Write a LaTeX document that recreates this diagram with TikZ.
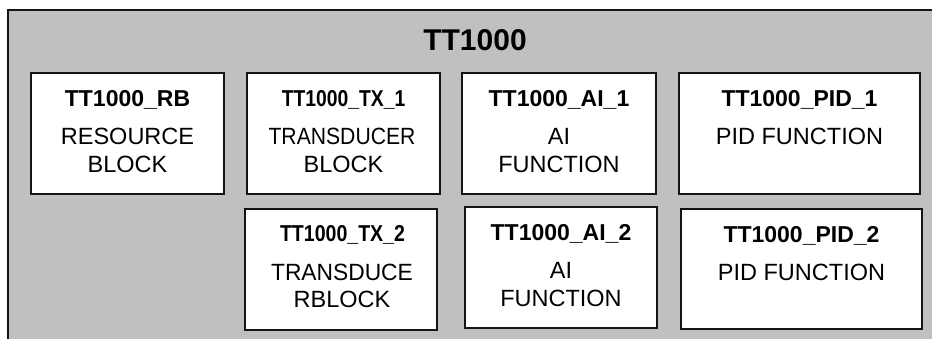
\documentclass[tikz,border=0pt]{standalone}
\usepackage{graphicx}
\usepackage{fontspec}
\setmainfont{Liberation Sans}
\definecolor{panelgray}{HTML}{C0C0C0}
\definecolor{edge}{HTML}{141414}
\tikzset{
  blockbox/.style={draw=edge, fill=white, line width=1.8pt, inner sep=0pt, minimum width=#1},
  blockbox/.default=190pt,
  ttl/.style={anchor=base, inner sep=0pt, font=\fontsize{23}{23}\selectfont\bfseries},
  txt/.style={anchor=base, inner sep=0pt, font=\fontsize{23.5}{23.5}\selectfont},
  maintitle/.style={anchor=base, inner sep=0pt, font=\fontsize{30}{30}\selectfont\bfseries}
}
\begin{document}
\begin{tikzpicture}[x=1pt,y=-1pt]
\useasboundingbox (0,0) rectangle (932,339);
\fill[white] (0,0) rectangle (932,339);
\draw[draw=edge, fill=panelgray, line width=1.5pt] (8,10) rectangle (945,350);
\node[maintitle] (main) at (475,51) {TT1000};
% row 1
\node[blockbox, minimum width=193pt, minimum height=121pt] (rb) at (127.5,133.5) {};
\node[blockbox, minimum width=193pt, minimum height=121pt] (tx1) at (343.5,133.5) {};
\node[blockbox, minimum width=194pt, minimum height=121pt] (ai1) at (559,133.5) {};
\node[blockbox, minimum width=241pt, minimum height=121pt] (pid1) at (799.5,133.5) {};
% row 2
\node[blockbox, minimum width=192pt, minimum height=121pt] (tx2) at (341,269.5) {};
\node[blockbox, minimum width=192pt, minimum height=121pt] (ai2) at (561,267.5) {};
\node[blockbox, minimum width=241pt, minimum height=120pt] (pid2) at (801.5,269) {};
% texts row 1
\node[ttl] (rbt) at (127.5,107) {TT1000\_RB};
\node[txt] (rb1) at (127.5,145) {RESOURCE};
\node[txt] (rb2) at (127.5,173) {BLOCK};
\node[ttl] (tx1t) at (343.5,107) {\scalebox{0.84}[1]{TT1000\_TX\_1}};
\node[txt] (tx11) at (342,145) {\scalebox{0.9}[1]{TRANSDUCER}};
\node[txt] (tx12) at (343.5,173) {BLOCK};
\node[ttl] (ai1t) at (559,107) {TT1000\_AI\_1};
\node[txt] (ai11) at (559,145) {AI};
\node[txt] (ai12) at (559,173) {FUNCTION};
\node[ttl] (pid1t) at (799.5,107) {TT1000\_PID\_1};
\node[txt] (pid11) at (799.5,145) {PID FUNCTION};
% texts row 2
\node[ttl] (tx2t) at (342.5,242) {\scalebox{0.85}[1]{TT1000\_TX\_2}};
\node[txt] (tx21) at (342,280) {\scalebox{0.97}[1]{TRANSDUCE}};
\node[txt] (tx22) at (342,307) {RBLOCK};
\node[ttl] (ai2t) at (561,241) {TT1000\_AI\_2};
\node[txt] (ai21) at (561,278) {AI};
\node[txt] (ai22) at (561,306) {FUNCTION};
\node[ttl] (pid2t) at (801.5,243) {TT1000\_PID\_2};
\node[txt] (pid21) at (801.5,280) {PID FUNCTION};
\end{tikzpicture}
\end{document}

☆ ☆ ☆

(Challenge): Repeat the material above word for word, please, apart from its images.

(Result of the exercise):
Write a LaTeX document that recreates this diagram with TikZ.
\documentclass[tikz,border=0pt]{standalone}
\usepackage{graphicx}
\usepackage{fontspec}
\setmainfont{Liberation Sans}
\definecolor{panelgray}{HTML}{C0C0C0}
\definecolor{edge}{HTML}{141414}
\tikzset{
  blockbox/.style={draw=edge, fill=white, line width=1.8pt, inner sep=0pt, minimum width=#1},
  blockbox/.default=190pt,
  ttl/.style={anchor=base, inner sep=0pt, font=\fontsize{23}{23}\selectfont\bfseries},
  txt/.style={anchor=base, inner sep=0pt, font=\fontsize{23.5}{23.5}\selectfont},
  maintitle/.style={anchor=base, inner sep=0pt, font=\fontsize{30}{30}\selectfont\bfseries}
}
\begin{document}
\begin{tikzpicture}[x=1pt,y=-1pt]
\useasboundingbox (0,0) rectangle (932,339);
\fill[white] (0,0) rectangle (932,339);
\draw[draw=edge, fill=panelgray, line width=1.5pt] (8,10) rectangle (945,350);
\node[maintitle] (main) at (475,51) {TT1000};
% row 1
\node[blockbox, minimum width=193pt, minimum height=121pt] (rb) at (127.5,133.5) {};
\node[blockbox, minimum width=193pt, minimum height=121pt] (tx1) at (343.5,133.5) {};
\node[blockbox, minimum width=194pt, minimum height=121pt] (ai1) at (559,133.5) {};
\node[blockbox, minimum width=241pt, minimum height=121pt] (pid1) at (799.5,133.5) {};
% row 2
\node[blockbox, minimum width=192pt, minimum height=121pt] (tx2) at (341,269.5) {};
\node[blockbox, minimum width=192pt, minimum height=121pt] (ai2) at (561,267.5) {};
\node[blockbox, minimum width=241pt, minimum height=120pt] (pid2) at (801.5,269) {};
% texts row 1
\node[ttl] (rbt) at (127.5,107) {TT1000\_RB};
\node[txt] (rb1) at (127.5,145) {RESOURCE};
\node[txt] (rb2) at (127.5,173) {BLOCK};
\node[ttl] (tx1t) at (343.5,107) {\scalebox{0.84}[1]{TT1000\_TX\_1}};
\node[txt] (tx11) at (342,145) {\scalebox{0.9}[1]{TRANSDUCER}};
\node[txt] (tx12) at (343.5,173) {BLOCK};
\node[ttl] (ai1t) at (559,107) {TT1000\_AI\_1};
\node[txt] (ai11) at (559,145) {AI};
\node[txt] (ai12) at (559,173) {FUNCTION};
\node[ttl] (pid1t) at (799.5,107) {TT1000\_PID\_1};
\node[txt] (pid11) at (799.5,145) {PID FUNCTION};
% texts row 2
\node[ttl] (tx2t) at (342.5,242) {\scalebox{0.85}[1]{TT1000\_TX\_2}};
\node[txt] (tx21) at (342,280) {\scalebox{0.97}[1]{TRANSDUCE}};
\node[txt] (tx22) at (342,307) {RBLOCK};
\node[ttl] (ai2t) at (561,241) {TT1000\_AI\_2};
\node[txt] (ai21) at (561,278) {AI};
\node[txt] (ai22) at (561,306) {FUNCTION};
\node[ttl] (pid2t) at (801.5,243) {TT1000\_PID\_2};
\node[txt] (pid21) at (801.5,280) {PID FUNCTION};
\end{tikzpicture}
\end{document}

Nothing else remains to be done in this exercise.